While the PCs maintain a 14-point advantage across Ontario ahead of next week’s election, the Liberals have now pulled ahead in Toronto, a new survey by CTV News’ official pollster Nanos Research shows.
The survey of 931 Ontario voters, released Friday, found that 45.2 per cent of decided respondents support the PCs, while 31.3 per cent support the Liberals. About 16.8 per cent of voters support the NDP, 5.1 per cent support the Green Party, and 1.6 per cent would support another candidate.
Among both decided and undecided voters, 40.3 per cent said they support the PCs, 27.8 per cent support the Liberals, 14.9 per cent support the NDP, and 4.6 per cent support the Green Party. The survey found that 1.4 per cent said they would support another candidate and 11 per cent are still “undecided.”
“The Ontario PCs hold a fourteen point advantage over the Liberals in ballot support and lead in all regions except Toronto. Of note in Toronto, Liberals are ahead of the PCs and Crombie tops Ford as preferred premier by 10 points,” Nik Nanos, chief data scientist for Nanos Research, said in his analysis accompanying the poll.
In past weeks, the battle for Toronto was a tight race between the two leading parties but on Friday, the survey found that 43.3 per cent of Toronto respondents now say they would support the Liberals versus 36.6 per cent who expressed support for the PCs. About 15.3 per cent of Toronto voters said they would vote for the NDP and 3.9 per cent said they would vote for the Green Party.
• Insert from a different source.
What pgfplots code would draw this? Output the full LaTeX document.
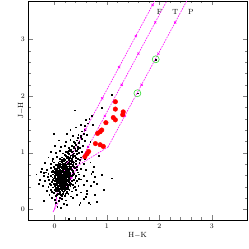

In the GTA, the PCs lead the second-place Liberals by more than 20 percentage points, with 53.2 per cent saying they support the Progressive Conservatives and 30.7 per cent backing the Liberals.
The random survey, which interviewed voters by phone and online between Feb.18 and Feb. 20, has a margin of error of plus or minus 3.2 percentage points, 19 times out of 20.